Games seem to be won by the smallest of margins. More points are available during winter, especially if one player achieves complete coverage of a particular area. Here is the key to success- remembering that winter comes after summer.
Bosk: Final Thoughts
Bosk is a strategic game. It requires as much thought as any other area-control game. The theme is unusual but works very well. This gives the board an appeal during play. The clever part of Bosk is the balance of short-term point scoring during summer against the need for terrain coverage in autumn. This tension, coupled with the tight space available, means that your moves are sure to affect others’ play. There is no “take that” or vindictiveness to the game, but if players wanted to play hard there is scope to do so.
The two phases of the game are sufficiently different, but each influences the other. With only eight trees to play in each phase, the game moves quickly. There is little scope or need for over-analysis of any position. The predetermined wind direction forces the leaves to blow in a single direction.
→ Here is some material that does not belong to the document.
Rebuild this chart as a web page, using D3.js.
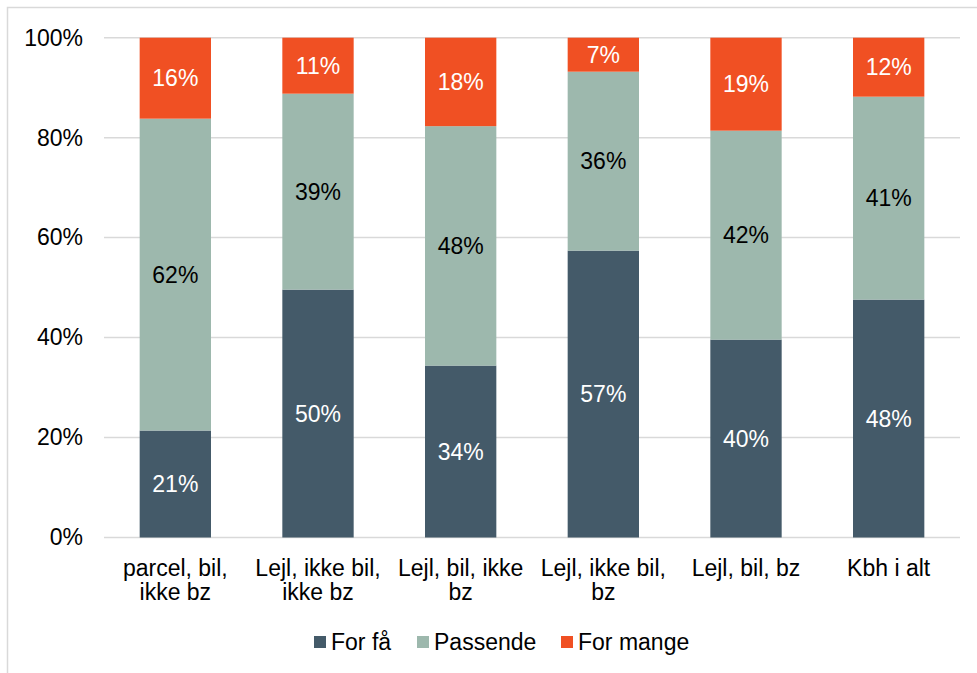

Bosk is quick to setup and fairly quick to play. Like many strategy games, the rules and setup are easy to understand, but to master the subtleties of the tree and leaf placement will take much longer. This means that it can be played at almost any level. With younger teenagers and children, it is a game of colours and leaves. For those who want more, there is depth and complexity available. So Bosk not only is a “game within a game” but it can be varied depending on the mood of other players. For this reason, it has become a popular game for us at home.